Le Nouveau Théâtre Expérimental, mis sur pied en 1974 par Pol Pelletier, Jean-Pierre Ronfard et Robert Gravel s’est donné pour mandat d’inventer de nouvelles pratiques théâtrales en invitant différents artistes à se joindre à eux. Alexis Martin en assura la direction artistique dès 1999, quelques années avant que son collègue Daniel Brière se joigne à lui, en 2003. C’est entre 2004 et 2010 qu’ils assureront ensemble la responsabilité artistique des productions de la compagnie, tout en poursuivant leur collaboration jusqu’à ce jour. Avec Animaux, naissant de l’envie de Brière de voir des animaux sur scène et prenant forme avec la plume d’Alexis Martin, ce nouveau spectacle s’inscrit dans la mission du NTE, grâce entre autres à cette surprenante cohabitation scénique. «On s’est mis à lire sur le sujet, et Alexis a beaucoup lu les philosophes, lu tout ce qui était écrit par rapport à notre relation avec les animaux, à ce qui nous différencie ou nous rapproche d’eux. À cette fine ligne, au fond, que l’humain a souvent dépassée envers les animaux et qui fait qu’ils sont devenus des choses à notre service».

L’humain et l’animal vont s’apprivoiser l’un et l’autre dans un environnement qui ne cherche pas à bousculer les deux espèces, bien que l’enchaînement des répétitions est déstabilisant. «Il faut accepter l’aléatoire, et accepter que le spectacle c’est aussi ça. C’est aussi l’observation des animaux qui ont une présence fabuleuse mais qui ne sont pas dans le même univers que nous et ça, c’est très intéressant».

Le spectacle présentera des moments plus poétiques grâce à différents modes narratifs. «C’est une rencontre, je dirais, assez simple; on ne va pas provoquer les animaux comme dans un cirque où on leur fait faire des choses extraordinaires. On est dans une sorte de quotidien où on prend soin de animaux. On les convoque, ils sont avec nous sur scène, on s’occupe d’eux, mais ce texte-là, philosophique, poétique, qui traverse tout le spectacle, vient faire contrepoint parce qu’il n’est pas naturaliste. On ne fait pas non plus dans le psychologique. Il y a donc ces deux pôles-là qui définissent le spectacle».

Anne Dorval et Pierre Lebeau assureront la narration, tandis que Sophie Cadieux et Hubert Proulx seront sur scène avec les animaux. Même s’ils ont accepté le projet avec enthousiasme, les comédiens se sont retrouvés dans une zone quelque peu inconfortable, qui mélange le travail précis de mise en scène avec les réactions imprévues des animaux qui réagiront sans doute aux différentes dynamiques du public d’une représentation à l’autre.

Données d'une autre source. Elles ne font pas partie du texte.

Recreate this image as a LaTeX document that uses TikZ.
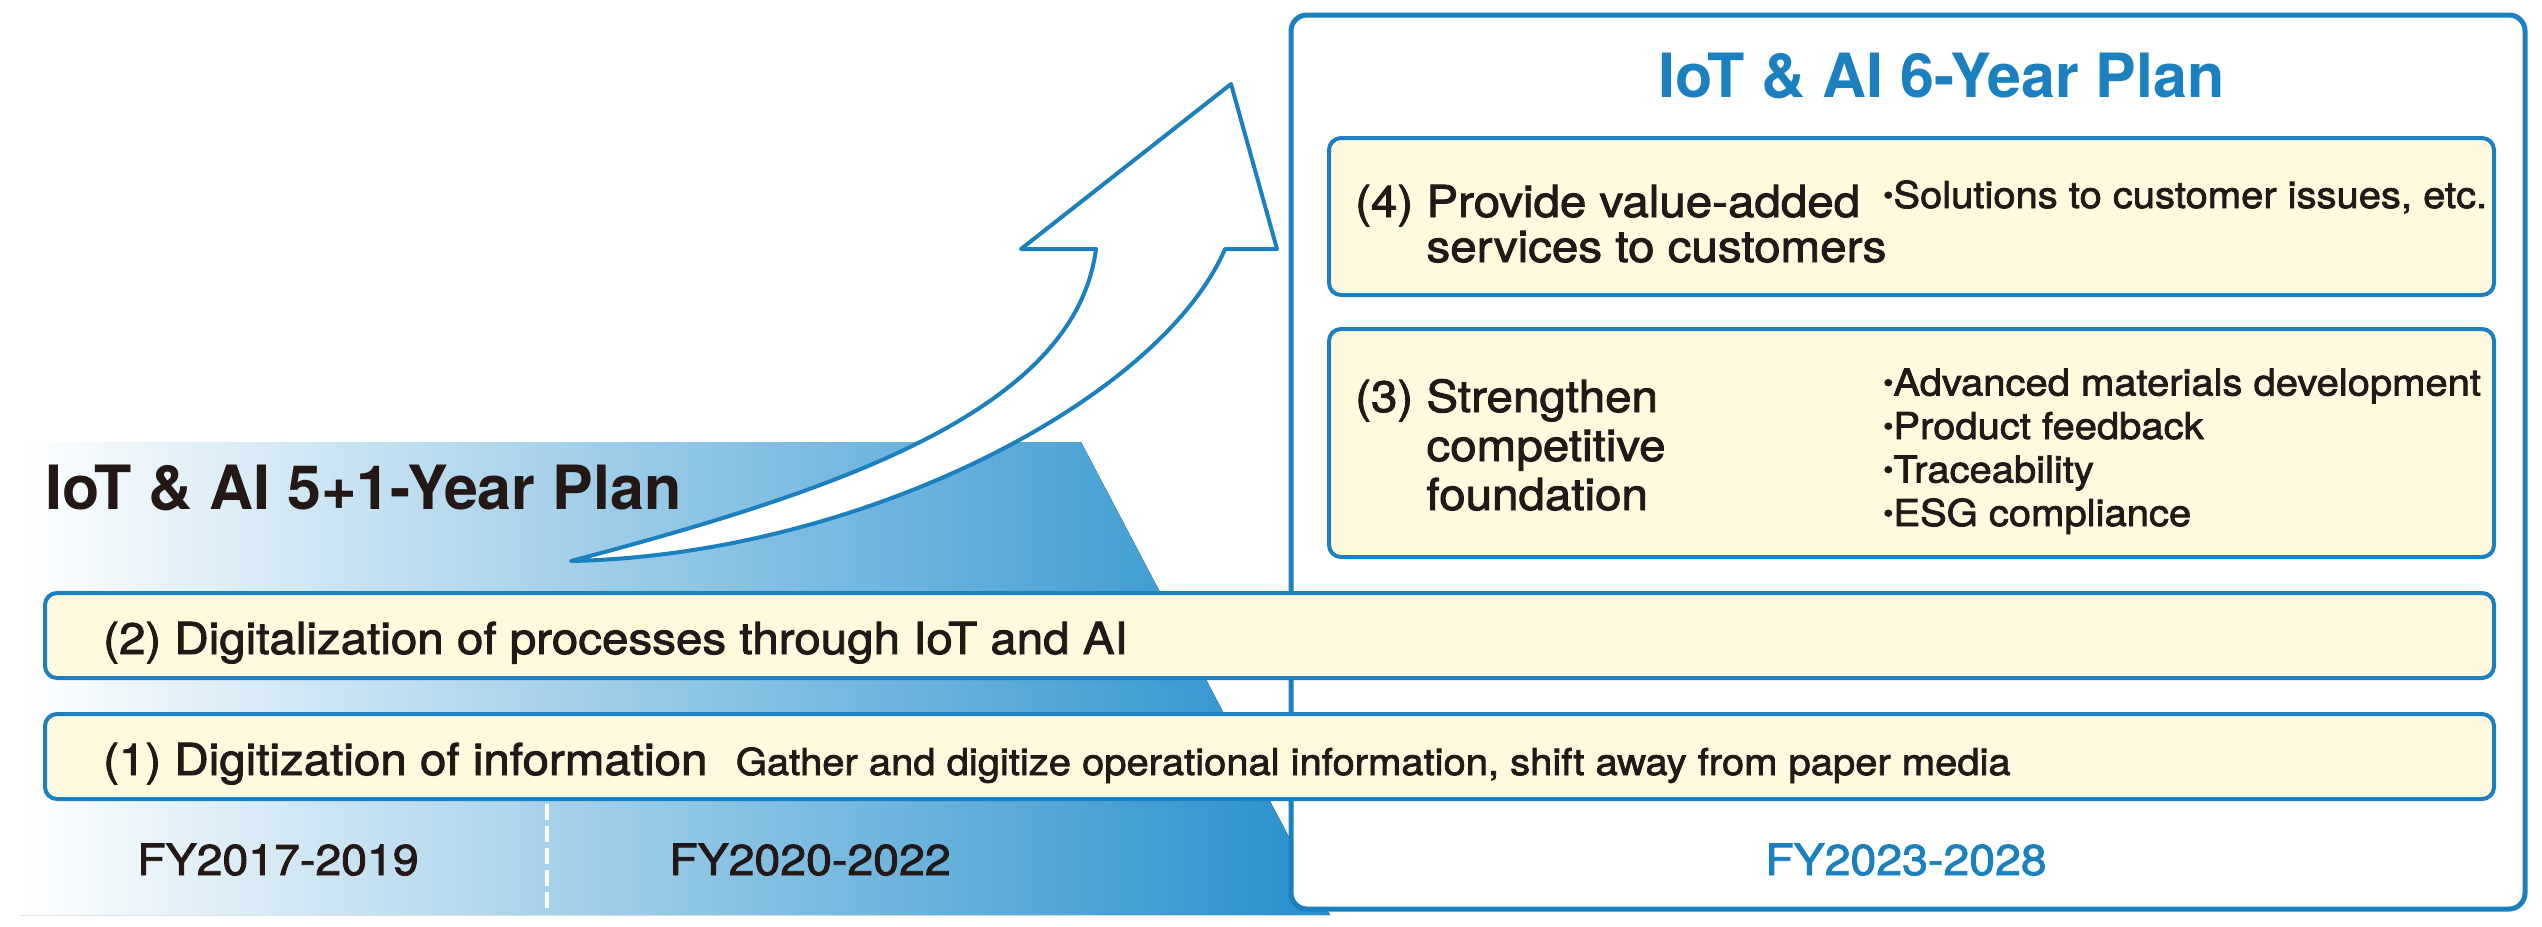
\documentclass[tikz,border=0pt]{standalone}
\usepackage{fontspec}
\setmainfont{TeX Gyre Heros}
\newfontfamily\medfont[FakeBold=2, FakeStretch=1.08]{TeX Gyre Heros}
\usetikzlibrary{positioning}
\definecolor{planblue}{RGB}{26,128,192}
\definecolor{planbg}{RGB}{253,250,221}
\definecolor{gradblue}{RGB}{38,143,204}
\definecolor{plantext}{RGB}{35,24,21}
\newcommand{\bul}{\raisebox{3.5pt}{\fontsize{27}{27}\selectfont\textbullet}}
\tikzset{
  planbox/.style={draw=planblue, line width=4pt, fill=planbg, rounded corners=12pt, inner sep=0pt},
  bigtext/.style={font=\medfont\fontsize{44}{44}\selectfont, text=plantext, inner sep=0pt},
  smalltext/.style={font=\medfont\fontsize{37}{37}\selectfont, text=plantext, inner sep=0pt},
  yeartext/.style={font=\medfont\fontsize{43}{43}\selectfont, text=plantext, inner sep=0pt},
  titletext/.style={font=\bfseries\fontsize{61}{61}\selectfont, text=plantext, inner sep=0pt}
}

\begin{document}
\begin{tikzpicture}[x=1pt,y=-1pt]
\useasboundingbox (0,0) rectangle (2542,926);
\fill[left color=white, right color=gradblue] (20,442) -- (1081,442) -- (1330,915) -- (20,915) -- cycle;
\draw[planblue, line width=4pt, fill=white, line join=round]
  (571,561) .. controls (840,490) and (1075,410) .. (1096,249) -- (1021,249) -- (1231,84)
  -- (1277,249) -- (1225,249) .. controls (1160,400) and (860,555) .. (571,561) -- cycle;
\node[titletext, anchor=base west] (title51) at (45,509) {IoT \& AI 5+1-Year Plan};

\node[draw=planblue, line width=5pt, fill=white, rounded corners=16pt, minimum width=1234pt, minimum height=894pt] (plan6) at (1908,462) {};
\node[titletext, text=planblue, anchor=base west] (title6) at (1658,97) {IoT \& AI 6-Year Plan};

\node[planbox, minimum width=1165pt, minimum height=157pt] (box4) at (1911.5,216.5) {};
\node[bigtext, anchor=base west] (t4a) at (1355,217) {(4) Provide value-added};
\node[bigtext, anchor=base west] (t4b) at (1355,262) {\phantom{(4)\ }services to customers};
\node[smalltext, anchor=base west] (t4c) at (1883,208) {\bul Solutions to customer issues, etc.};

\node[planbox, minimum width=1165pt, minimum height=228pt] (box3) at (1911.5,443) {};
\node[bigtext, anchor=base west] (t3a) at (1355,412) {(3) Strengthen};
\node[bigtext, anchor=base west] (t3b) at (1355,461) {\phantom{(3)\ }competitive};
\node[bigtext, anchor=base west] (t3c) at (1355,510) {\phantom{(3)\ }foundation};
\foreach \txt [count=\i] in {Advanced materials development, Product feedback, Traceability, ESG compliance}
  \node[smalltext, anchor=base west] (b3-\i) at (1883,352+43.5*\i) {\bul\txt};

\node[planbox, minimum width=2449pt, minimum height=85pt] (box2) at (1269.5,635.5) {};
\node[bigtext, anchor=base west] (t2) at (103,654) {(2) Digitalization of processes through IoT and AI};

\node[planbox, minimum width=2449pt, minimum height=85pt] (box1) at (1269.5,756.5) {};
\node[bigtext, anchor=base west] (t1) at (103,775) {(1) Digitization of information};
\node[smalltext, anchor=base west] (t1b) at ([xshift=28pt]t1.base east) {Gather and digitize operational information, shift away from paper media};

\coordinate (divtop) at (547,804);
\coordinate (divbot) at (547,914);
\draw[white, line width=4pt, dash pattern=on 16pt off 6pt] (divtop) -- (divbot);
\node[yeartext, anchor=base] (fy1) at (278,875) {FY2017-2019};
\node[yeartext, anchor=base] (fy2) at (810,875) {FY2020-2022};
\node[yeartext, anchor=base, text=planblue] (fy3) at (1906,875) {FY2023-2028};
\end{tikzpicture}
\end{document}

Les représentations sont de jour, afin de respecter le cycle de vie des animaux, tout en donnant l’occasion au public de déguster un repas (végétarien!) lors du spectacle. Une occasion de prendre part à une réflexion sur nos modes de vie et nos attitudes face au monde que nous dirigeons. «Ça nous amène au fond à un enjeu, car je pense qu’on a dépassé les limites avec les animaux, l’écologie, la planète et la chaîne alimentaire. Je crois que c’est ça le grand défi à venir aussi: comment l’Homme, qui s’est permis de traiter les animaux comme des sous-humains, comme une sous-classe, comme il l’a fait à peu près avec les noirs, les femmes, les juifs et bien d’autres, a maintenant énormément de chemin à faire. Il faut prendre soin de notre planète et des êtres vivants qui sont là. Mais la pièce n’est pas un pamphlet; on va réfléchir à ça ensemble, et ce sera rigolo, aussi».